Unlike in his remarkable pro wrestling phase, when he made the sport-entertainment a major, mass-market show business phenomenon as the avatar and key figure of WWF’s (now WWE) huge “Attitude Era,” Dwayne Johnson entered the movie world in what was possibly the start of the great Decline of the Movie Star at the turn of the 21st century. And yet, when he debuted as The Scorpion King in The Mummy Returns (2001), with Brendan Fraser and Rachel Weisz, his impact was so immediate that Universal Pictures immediately greenlit Johnson’s own The Scorpion King (2002), with Kelly Hu and Michael Clark Duncan, with the instant movie star’s face dominating the poster.
Ever since, over two decades, Johnson has been the star or co-star of virtually every movie in which he’s appeared. As in Peter Berg’s The Rundown (2003) and the remake of Walking Tall (2004), Johnson was cast as an obvious type. But he soon made more creative choices, such as F. Gary Gray’s version of Elmore Leonard’s Get Shorty follow-up, Be Cool (2005), with John Travolta and Uma Thurman, and one of his most daring movies—and a rare box-office bomb—Richard Kelly’s surrealist SoCal epic, Southland Tales (2006), with Seann William Scott, Sarah Michelle Gellar, and Justin Timberlake.
He followed this with his first serious dramatic starring role in Phil Joanou’s Gridiron Gang (2006), with Xzibit and the first of several broader comedies geared for younger viewers, Disney’s The Game Plan (2007), with Kyra Sedgwick. He shared the screen with Steve Carell and Anne Hathaway in Peter Segal’s feature version of Get Smart (2008), earning over $230 million worldwide. Though the worldwide take of Johnson’s next Disney movie, The Race to Witch Mountain (2008) was about half that total, it was a hit. It solidified Dwayne Johnson as Disney’s go-to live-action star and the undisputed champion of kiddie movies.

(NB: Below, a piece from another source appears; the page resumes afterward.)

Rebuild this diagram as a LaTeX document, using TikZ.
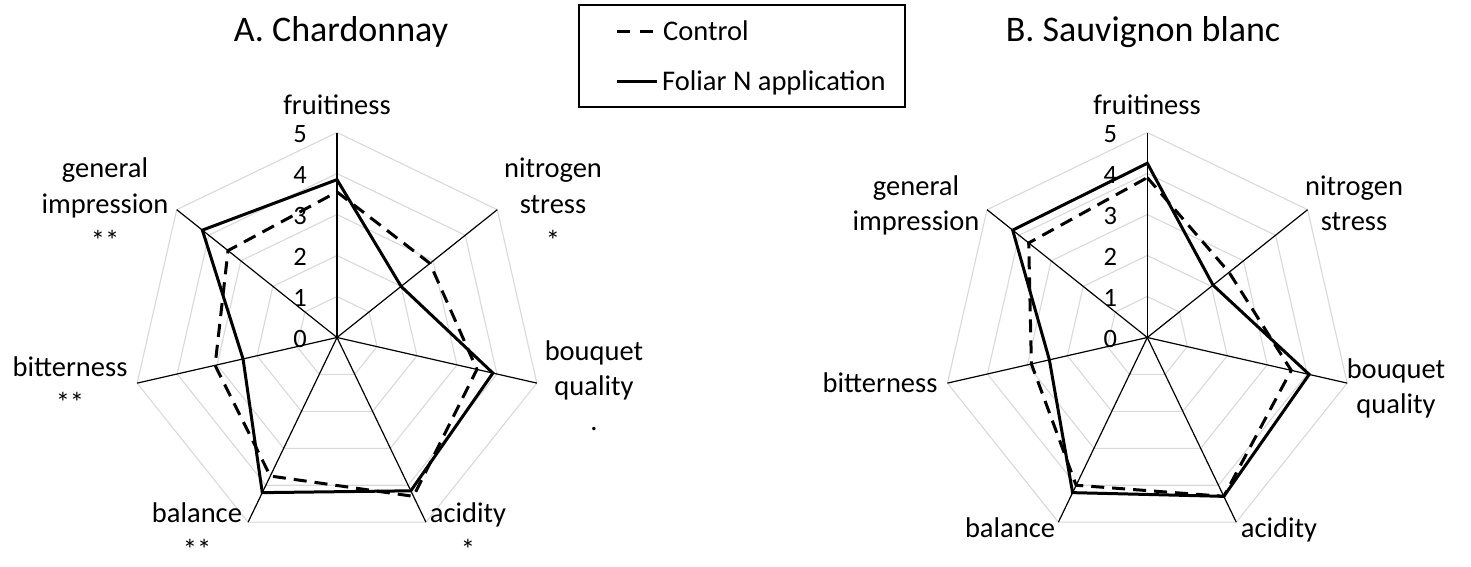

This title was successfully defended with 20th Century Fox’s family comedy, Tooth Fairy (2010), with Ashley Judd and Julie Andrews. Dwayne Johnson returned to the action movie genre with George Tillman Jr.’s Faster (2010), with Billy Bob Thornton. Johnson’s position as a major star received a further boost in 2011—his first foray as Agent Luke Hobbs in the Fast & Furious franchise, with Fast Five—and in 2012, with his first movie in a star-producer role in Journey 2: The Mysterious Island (the sequel to the 2008 hit Journey to the Center of the Earth), grossing $335 worldwide.
Johnson moved into a brawny action phase with a string of box-office smashes. Johnson’s second producer-star project, Snitch (2013); followed by G.I. Joe: Retaliation (2013), with Bruce Willis and Channing Tatum (major stars in their own right, but utterly dominated in the movie’s poster by Johnson’s hulking image); Michael Bay’s superb comedy-drama, Pain & Gain (2013), with Mark Wahlberg and Anthony Mackie; and Justin Lin’s spectacularly successful Fast & Furious 6 (2013), with Vin Diesel and Paul Walker, earning $789 worldwide; and a role that was a perfect fit for Johnson’s profile, Hercules (2014), with Ian McShane and Joseph Fiennes, earning $244 million globally.
Johnson became a key starring component of the Fast & Furious series with Furious 7 (2015), boosting the latest entry’s global take to an astounding $1.52 billion (doubling the previous entry’s total number). Johnson singlehandedly revived the disaster movie genre with the unexpected, non-franchise hit San Andreas (2015), with Carla Gugino, nearing $ ½ billion globally, and boosted the buddy-comedy form with his first of several Kevin Hart co-starring vehicles, Central Intelligence (2016).
Dwayne Johnson returned to the friendly confines of Disney with a voice performance in the animated Moana (2016), with Auli’i Cravalho (his first movie touching on his Samoan/Polynesian roots), and returned as Hobbs in F. Gary Gray’s The Fate of the Furious (2017), with Jason Statham and Vin Diesel, grossing $1.23 billion---yet another billion-dollar-plus earner for Johnson.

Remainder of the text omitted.